Other than the fantastic performance on low band there were a few other things that made this such a desirable radio. First off it was built like a tank. This thing had a steel case that would fit right in on an Army combat vehicle. I loaned it to the fire department ladder truck guys one day when they needed a wheel chock. It was almost indestructible. Dan had covered the metal case with a rubber flooring product that made it even more durable and hid all the scratches as well. The radio looked modern, even today it would fit right in and one wouldn’t realize it was half a century old. There is something timeless about a black and chrome aesthetic.
This scanner was easy to set up, one could put any frequency's crystal in any position. Each crystal socket had a 3-position slide switch that you would position for the band range (VHF-low, High or UHF) so there was no messing around with jumpers. There was a door on the top of the case for access to the crystal bay so you did not have to take the case apart to get at them. It did have separate UHF and VHF antenna ports but I rarely used it for UHF so I just connected the VHF antenna. The volume and squelch were standard rotary potentiometers and never seemed to go bad, unlike the Regency and Bearcats of the day. It also never seemed to suffer from bad capacitors or cold solder joints like other scanners, it was just well built all the way around. Oddly the RCA scanner used Motorola connectors for the antenna, while the Plectrons that I had then (as a firefighter) had RCA jacks for the antenna.

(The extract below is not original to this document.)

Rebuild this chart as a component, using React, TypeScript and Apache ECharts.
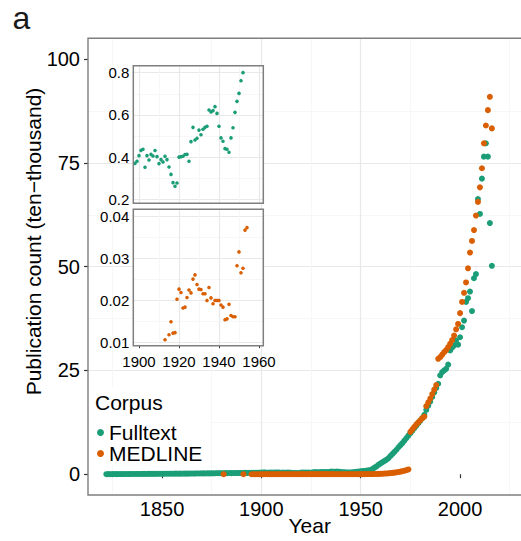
import React, { useEffect, useRef } from "react";
import * as echarts from "echarts";

// ---------- data ----------
const corpusNames = ["Fulltext", "MEDLINE"];
const corpusColors = ["#1b9e77", "#d95f02"];

const FULLTEXT_START = 1822;
// publication count (ten-thousand), one value per year 1822..2016
const fulltextValues = [
  // 1822-1829
  0.02, 0.03, 0.02, 0.03, 0.04, 0.03, 0.04, 0.05,
  // 1830-1839
  0.04, 0.05, 0.06, 0.05, 0.06, 0.07, 0.06, 0.07, 0.08, 0.07,
  // 1840-1849
  0.08, 0.09, 0.08, 0.09, 0.1, 0.09, 0.11, 0.1, 0.11, 0.12,
  // 1850-1859
  0.11, 0.12, 0.13, 0.12, 0.13, 0.14, 0.13, 0.15, 0.14, 0.15,
  // 1860-1869
  0.14, 0.16, 0.15, 0.17, 0.16, 0.18, 0.17, 0.19, 0.18, 0.2,
  // 1870-1879
  0.19, 0.21, 0.2, 0.22, 0.21, 0.23, 0.22, 0.24, 0.25, 0.24,
  // 1880-1889
  0.26, 0.25, 0.27, 0.26, 0.28, 0.27, 0.29, 0.3, 0.29, 0.31,
  // 1890-1899
  0.3, 0.32, 0.33, 0.32, 0.34, 0.35, 0.34, 0.36, 0.37, 0.38,
  // 1900-1909
  0.407, 0.432, 0.437, 0.352, 0.407, 0.386, 0.413, 0.405, 0.431, 0.402,
  // 1910-1919
  0.369, 0.388, 0.377, 0.404, 0.388, 0.353, 0.318, 0.279, 0.262, 0.277,
  // 1920-1929
  0.4, 0.402, 0.404, 0.412, 0.413, 0.38, 0.473, 0.541, 0.481, 0.489,
  // 1930-1939
  0.528, 0.506, 0.532, 0.541, 0.546, 0.623, 0.614, 0.62, 0.639, 0.607,
  // 1940-1949
  0.546, 0.491, 0.475, 0.44, 0.437, 0.423, 0.491, 0.539, 0.612, 0.664,
  // 1950-1959
  0.702, 0.762, 0.8, 0.87, 0.95, 1.0, 1.3, 1.6, 1.9, 2.3,
  // 1960-1969
  2.6, 2.9, 3.2, 3.5, 3.9, 4.4, 4.9, 5.4, 5.9, 6.5,
  // 1970-1979
  7.0, 7.5, 8.1, 8.7, 9.3, 9.9, 10.5, 11.1, 11.7, 12.3,
  // 1980-1989
  12.9, 13.5, 14.3, 15.5, 16.5, 17.5, 18.6, 19.7, 20.8, 21.8,
  // 1990-1999
  23.8, 24.6, 25.0, 25.4, 26.4, 29.8, 30.5, 31.0, 32.2, 31.2,
  // 2000-2009
  33.0, 35.4, 37.0, 41.5, 42.4, 44.0, 39.3, 47.2, 48.2, 66.3,
  // 2010-2016
  62.7, 71.2, 76.5, 79.7, 76.5, 60.5, 50.2,
];

const medlineEarlyYears = [1881, 1891];
const medlineEarlyValues = [0.006, 0.007];
const MEDLINE_START = 1895;
// one value per year 1895..2016
const medlineValues = [
  // 1895-1899
  0.003, 0.004, 0.003, 0.004, 0.005,
  // 1900-1909
  0.004, 0.005, 0.006, 0.005, 0.006, 0.006, 0.007, 0.006, 0.007, 0.008,
  // 1910-1919
  0.007, 0.008, 0.009, 0.0106, 0.0085, 0.0118, 0.0149, 0.0122, 0.0123, 0.0203,
  // 1920-1929
  0.0227, 0.0219, 0.0182, 0.0184, 0.0207, 0.0225, 0.0218, 0.0251, 0.0261, 0.0238,
  // 1930-1939
  0.0227, 0.0226, 0.0216, 0.0216, 0.02, 0.0231, 0.0206, 0.0192, 0.02, 0.02,
  // 1940-1949
  0.02, 0.0189, 0.0184, 0.0154, 0.0156, 0.0191, 0.0164, 0.0161, 0.0161, 0.0283,
  // 1950-1959
  0.0316, 0.0266, 0.0277, 0.0368, 0.0374, 0.045, 0.05, 0.06, 0.07, 0.09,
  // 1960-1969
  0.11, 0.13, 0.16, 0.19, 0.23, 0.28, 0.33, 0.39, 0.46, 0.54,
  // 1970-1979
  0.63, 0.73, 0.85, 0.98, 1.15, 10.2, 10.8, 11.4, 12.0, 12.5,
  // 1980-1989
  13.0, 13.5, 13.9, 16.4, 17.3, 18.2, 19.3, 20.4, 21.5, 27.8,
  // 1990-1999
  28.2, 28.8, 29.4, 29.9, 30.6, 31.4, 32.3, 33.4, 34.9, 36.2,
  // 2000-2009
  38.8, 41.5, 43.7, 46.2, 49.6, 53.4, 56.2, 58.8, 62.3, 65.6,
  // 2010-2016
  69.1, 73.7, 79.7, 84.0, 87.7, 90.9, 83.3,
];

const mainXTicks = [1850, 1900, 1950, 2000];
const mainYTicks = [0, 25, 50, 75, 100];
const insetXTicks = [1900, 1920, 1940, 1960];
const inset1YTicks = [0.2, 0.4, 0.6, 0.8];
const inset2YTicks = [0.01, 0.02, 0.03, 0.04];

// ---------- layout ----------
const FONT = "'Liberation Sans', Arial, Helvetica, sans-serif";
const MAIN = { left: 88, top: 38.3, right: 531.4, bottom: 495 };
const MAIN_X = [1812.75, 2035.9];
const MAIN_Y = [-5, 105];
const IN1 = { left: 133.3, top: 65.7, right: 263.3, bottom: 203.3 };
const IN2 = { left: 133.3, top: 209.3, right: 263.3, bottom: 345.7 };
const IN_X = [1897.15, 1962.15];
const IN1_Y = [0.181, 0.833];
const IN2_Y = [0.00919, 0.04177];

const W = 521;
const H = 541;

function gridOf(b: any, z: number, bg: boolean) {
  return {
    left: b.left,
    top: b.top,
    width: b.right - b.left,
    height: b.bottom - b.top,
    show: bg,
    backgroundColor: bg ? "#ffffff" : "transparent",
    borderWidth: 0,
    containLabel: false,
    outerBoundsMode: "none",
    z,
  };
}

function App() {
  const ref = useRef<HTMLDivElement>(null);

  useEffect(() => {
    if (!ref.current) return;
    const chart = echarts.init(ref.current, undefined, { renderer: "svg" });

    const fulltextData = fulltextValues.map((v, i) => [FULLTEXT_START + i, v]);
    const medlineData = [
      ...medlineEarlyYears.map((y, i) => [y, medlineEarlyValues[i]]),
      ...medlineValues.map((v, i) => [MEDLINE_START + i, v]),
    ];
    const within = (d: number[][], xr: number[], yr: number[]) =>
      d.filter(([x, y]) => x >= xr[0] && x <= xr[1] && y >= yr[0] && y <= yr[1]);

    const majorLine = { show: true, showMinLine: false, showMaxLine: false, lineStyle: { color: "#e8e8e8", width: 1.2 } };
    const minorLine = { show: true, lineStyle: { color: "#f5f5f5", width: 0.8 } };
    const fmt = (v: number) => String(v);

    const option: any = {
      animation: false,
      backgroundColor: "#ffffff",
      textStyle: { fontFamily: FONT },
      grid: [gridOf(MAIN, 0, false), gridOf(IN1, 3, true), gridOf(IN2, 3, true)],
      xAxis: [
        {
          type: "value",
          gridIndex: 0,
          min: MAIN_X[0],
          max: MAIN_X[1],
          minInterval: 50,
          maxInterval: 50,
          splitNumber: 4,
          axisLine: { show: false },
          axisTick: { show: true, length: 4, customValues: mainXTicks, lineStyle: { color: "#333", width: 1.2 } },
          axisLabel: { customValues: mainXTicks, formatter: fmt, fontSize: 20, color: "#000", margin: 4, fontFamily: FONT },
          splitLine: majorLine,
          minorTick: { show: false, splitNumber: 2 },
          minorSplitLine: minorLine,
          name: "Year",
          nameLocation: "middle",
          nameGap: 20,
          nameMoveOverlap: false,
          nameTextStyle: { fontSize: 21, color: "#000", fontFamily: FONT },
        },
        {
          type: "value",
          gridIndex: 1,
          min: IN_X[0],
          max: IN_X[1],
          minInterval: 20,
          maxInterval: 20,
          axisLine: { show: false },
          axisTick: { show: false },
          axisLabel: { show: false },
          splitLine: majorLine,
          minorTick: { show: false, splitNumber: 2 },
          minorSplitLine: minorLine,
          z: 4,
        },
        {
          type: "value",
          gridIndex: 2,
          min: IN_X[0],
          max: IN_X[1],
          minInterval: 20,
          maxInterval: 20,
          axisLine: { show: false },
          axisTick: { show: true, length: 2.5, customValues: insetXTicks, lineStyle: { color: "#333", width: 1 } },
          axisLabel: { customValues: insetXTicks, formatter: fmt, fontSize: 15, color: "#000", margin: 8, fontFamily: FONT },
          splitLine: majorLine,
          minorTick: { show: false, splitNumber: 2 },
          minorSplitLine: minorLine,
          z: 4,
        },
      ],
      yAxis: [
        {
          type: "value",
          gridIndex: 0,
          min: MAIN_Y[0],
          max: MAIN_Y[1],
          minInterval: 25,
          maxInterval: 25,
          axisLine: { show: false },
          axisTick: { show: true, length: 4, customValues: mainYTicks, lineStyle: { color: "#333", width: 1.2 } },
          axisLabel: { customValues: mainYTicks, formatter: fmt, fontSize: 20, color: "#000", margin: 8, fontFamily: FONT },
          splitLine: majorLine,
          minorTick: { show: false, splitNumber: 2 },
          minorSplitLine: minorLine,
        },
        {
          type: "value",
          gridIndex: 1,
          min: IN1_Y[0],
          max: IN1_Y[1],
          minInterval: 0.2,
          maxInterval: 0.2,
          axisLine: { show: false },
          axisTick: { show: false },
          axisLabel: { customValues: inset1YTicks, formatter: (v: number) => v.toFixed(1), fontSize: 15, color: "#000", margin: 4, fontFamily: FONT },
          splitLine: majorLine,
          minorTick: { show: false, splitNumber: 2 },
          minorSplitLine: minorLine,
          z: 4,
        },
        {
          type: "value",
          gridIndex: 2,
          min: IN2_Y[0],
          max: IN2_Y[1],
          minInterval: 0.01,
          maxInterval: 0.01,
          axisLine: { show: false },
          axisTick: { show: false },
          axisLabel: { customValues: inset2YTicks, formatter: (v: number) => v.toFixed(2), fontSize: 15, color: "#000", margin: 4, fontFamily: FONT },
          splitLine: majorLine,
          minorTick: { show: false, splitNumber: 2 },
          minorSplitLine: minorLine,
          z: 4,
        },
      ],
      legend: {
        data: corpusNames,
        orient: "vertical",
        left: 97,
        top: 422,
        itemWidth: 7,
        itemHeight: 7,
        itemGap: 0,
        icon: "circle",
        padding: 0,
        selectedMode: false,
        textStyle: { fontSize: 21, color: "#000", fontFamily: FONT, lineHeight: 21 },
        z: 10,
      },
      series: [
        {
          name: corpusNames[0],
          type: "scatter",
          xAxisIndex: 0,
          yAxisIndex: 0,
          data: fulltextData,
          symbolSize: 6,
          itemStyle: { color: corpusColors[0], opacity: 1 },
          silent: true,
          z: 2,
        },
        {
          name: corpusNames[1],
          type: "scatter",
          xAxisIndex: 0,
          yAxisIndex: 0,
          data: medlineData,
          symbolSize: 6,
          itemStyle: { color: corpusColors[1], opacity: 1 },
          silent: true,
          z: 2,
        },
        {
          name: corpusNames[0],
          type: "scatter",
          xAxisIndex: 1,
          yAxisIndex: 1,
          data: within(fulltextData, IN_X, IN1_Y),
          symbolSize: 3.6,
          itemStyle: { color: corpusColors[0], opacity: 1 },
          silent: true,
          z: 5,
        },
        {
          name: corpusNames[1],
          type: "scatter",
          xAxisIndex: 2,
          yAxisIndex: 2,
          data: within(medlineData, IN_X, IN2_Y),
          symbolSize: 3.6,
          itemStyle: { color: corpusColors[1], opacity: 1 },
          silent: true,
          z: 5,
        },
      ],
      graphic: [
        {
          type: "rect",
          z: 6,
          silent: true,
          shape: { x: 89.5, y: 388, width: 121, height: 77 },
          style: { fill: "#ffffff" },
        },
        {
          type: "text",
          z: 7,
          silent: true,
          x: 95,
          y: 402.7,
          style: { text: "Corpus", fontSize: 21, fontFamily: FONT, fill: "#000", align: "left", verticalAlign: "middle" },
        },
        {
          type: "text",
          z: 7,
          silent: true,
          x: 33,
          y: 241.5,
          rotation: Math.PI / 2,
          style: {
            text: "Publication count (ten\u2212thousand)",
            fontSize: 21,
            fontFamily: FONT,
            fill: "#000",
            align: "center",
            verticalAlign: "middle",
          },
        },
        {
          type: "text",
          z: 7,
          silent: true,
          x: 12.5,
          y: 18,
          style: { text: "a", fontSize: 32, fontFamily: FONT, fill: "#1a1a1a", align: "left", verticalAlign: "middle" },
        },
        {
          type: "rect",
          z: 8,
          silent: true,
          shape: { x: MAIN.left, y: MAIN.top, width: MAIN.right - MAIN.left, height: MAIN.bottom - MAIN.top },
          style: { fill: "none", stroke: "#7f7f7f", lineWidth: 1.4 },
        },
        {
          type: "rect",
          z: 8,
          silent: true,
          shape: { x: IN1.left, y: IN1.top, width: IN1.right - IN1.left, height: IN1.bottom - IN1.top },
          style: { fill: "none", stroke: "#7f7f7f", lineWidth: 1.5 },
        },
        {
          type: "rect",
          z: 8,
          silent: true,
          shape: { x: IN2.left, y: IN2.top, width: IN2.right - IN2.left, height: IN2.bottom - IN2.top },
          style: { fill: "none", stroke: "#7f7f7f", lineWidth: 1.5 },
        },
      ],
    };

    chart.setOption(option);
    return () => chart.dispose();
  }, []);

  return (
    <div
      ref={ref}
      style={{ position: "absolute", left: 0, top: 0, width: W, height: H, background: "#fff" }}
    />
  );
}

export default App;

Over the next few years that old RCA scanner would be traded back and forth between Dan and I several times and I think our mutual friend Scott had it for a while also. As far as I know Dan still has it, the last time I saw it was at his house about 20 years ago and it was still picking up low-band like gangbusters. As much as I liked that radio programmable scanners were the wave of the future and I got rid of all my crystal scanners. We had no idea the type of technology we would have 4 decades later.

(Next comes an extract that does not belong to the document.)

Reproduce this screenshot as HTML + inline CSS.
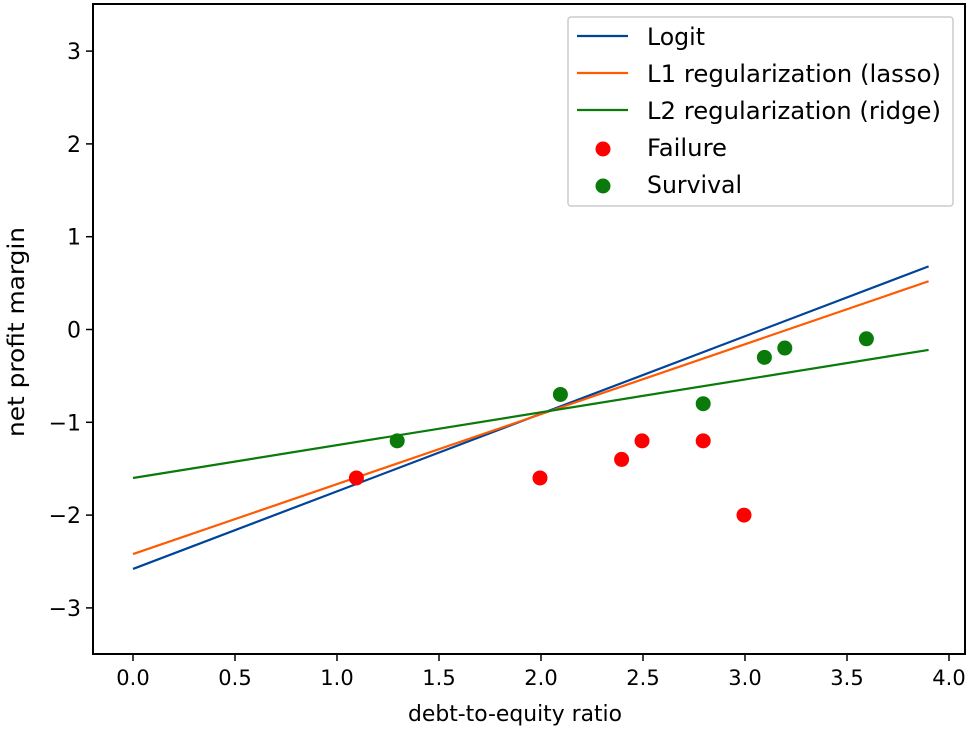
<!DOCTYPE html>
<html><head><meta charset="utf-8"><style>
body{margin:0;background:#fff}
svg{display:block;font-family:"DejaVu Sans","Liberation Sans",sans-serif}
</style></head><body>
<svg id="chart" width="971" height="732"></svg>
<script>
const xTicks=[0,0.5,1,1.5,2,2.5,3,3.5,4];
const xTickLabels=["0.0","0.5","1.0","1.5","2.0","2.5","3.0","3.5","4.0"];
const yTicks=[-3,-2,-1,0,1,2,3];
const yTickLabels=["\u22123","\u22122","\u22121","0","1","2","3"];
const lineNames=["Logit","L1 regularization (lasso)","L2 regularization (ridge)"];
const lineColors=["#00449a","#ff5a00","#0a7a0a"];
const lineX=[0,3.9];
const logitY=[-2.58,0.68];
const lassoY=[-2.42,0.52];
const ridgeY=[-1.6,-0.22];
const failX=[1.1,2.0,2.4,2.5,2.8,3.0];
const failY=[-1.6,-1.6,-1.4,-1.2,-1.2,-2.0];
const survX=[1.3,2.1,2.8,3.1,3.2,3.6];
const survY=[-1.2,-0.7,-0.8,-0.3,-0.2,-0.1];

const L=93,R=965,T=4,B=654;
const sx=v=>133+v*204;
const sy=v=>329.5-v*92.8;
const svg=document.getElementById('chart');
const NS='http://www.w3.org/2000/svg';
function mk(tag,attrs,parent){const e=document.createElementNS(NS,tag);for(const k in attrs)e.setAttribute(k,attrs[k]);(parent||svg).appendChild(e);return e;}

const frame=mk('rect',{x:L,y:T,width:R-L,height:B-T,fill:'none',stroke:'#000','stroke-width':2});



xTicks.forEach((v,i)=>{
  const t=mk('line',{x1:sx(v),x2:sx(v),y1:B,y2:B+7,stroke:'#000','stroke-width':1.5});
  
  
  const tx=mk('text',{x:sx(v),y:B+31,'text-anchor':'middle','font-size':21});
  tx.textContent=xTickLabels[i];
  
  
});
yTicks.forEach((v,i)=>{
  const t=mk('line',{x1:L-7,x2:L,y1:sy(v),y2:sy(v),stroke:'#000','stroke-width':1.5});
  
  
  const tx=mk('text',{x:L-12,y:sy(v)+8,'text-anchor':'end','font-size':22});
  tx.textContent=yTickLabels[i];
  
  
});
const xt=mk('text',{x:408,y:721,'font-size':22,textLength:214,lengthAdjust:'spacingAndGlyphs'});
xt.textContent='debt-to-equity ratio';


const yt=mk('text',{x:0,y:0,'text-anchor':'middle','font-size':23,textLength:210,lengthAdjust:'spacingAndGlyphs',transform:'translate(24,332) rotate(-90)'});
yt.textContent='net profit margin';



[logitY,lassoY,ridgeY].forEach((ys,i)=>{
  const l=mk('line',{x1:sx(lineX[0]),y1:sy(ys[0]),x2:sx(lineX[1]),y2:sy(ys[1]),stroke:lineColors[i],'stroke-width':2.2});
  
  
});
failX.forEach((x,i)=>{
  const c=mk('circle',{cx:sx(x)-1,cy:sy(failY[i]),r:7.5,fill:'#ff0000'});
  
  
});
survX.forEach((x,i)=>{
  const c=mk('circle',{cx:sx(x)-1,cy:sy(survY[i]),r:7.5,fill:'#0a7a0a'});
  
  
});

const lg=mk('g',{});


mk('rect',{x:568,y:17,width:385,height:189,rx:3,fill:'#fff',stroke:'#ccc','stroke-width':1.5},lg);
const labels=lineNames.concat(['Failure','Survival']);
const labelW=[58,294,294,80,95];
labels.forEach((s,i)=>{
  const y=36+i*37;
  if(i<3){
    const l=mk('line',{x1:577,x2:628,y1:y,y2:y,stroke:lineColors[i],'stroke-width':2.2},lg);
    
    
  } else {
    const c=mk('circle',{cx:603,cy:y+2,r:7.5,fill:i===3?'#ff0000':'#0a7a0a'},lg);
    
    
  }
  const t=mk('text',{x:647,y:y+9,'font-size':24,textLength:labelW[i],lengthAdjust:'spacingAndGlyphs'},lg);
  t.textContent=s;
  
  
});
</script>
</body></html>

I don’t know why RCA didn’t make a larger showing in the scanner market but they did a great job with this rig. I would have liked to see what else they would have come up with. I suspect however that this was actually built by a jobber in Japan and do seem to recall seeing similar models under a different name someplace. At the time RCA had a decent slice of the two-way radio market, not nearly as big as Motorola and GE but they had some decent low-end radios. They had a Special Products Division that sold various consumer electronics like AM/FM radios, tape decks and the like. I suspect that scanners fell under that umbrella rather than the Land Mobile Division (or whatever they called it then).
I think about that radio now and then and pine for the days when Low band was still common and skip was in. I suspect we will be saying that one of these days about High band.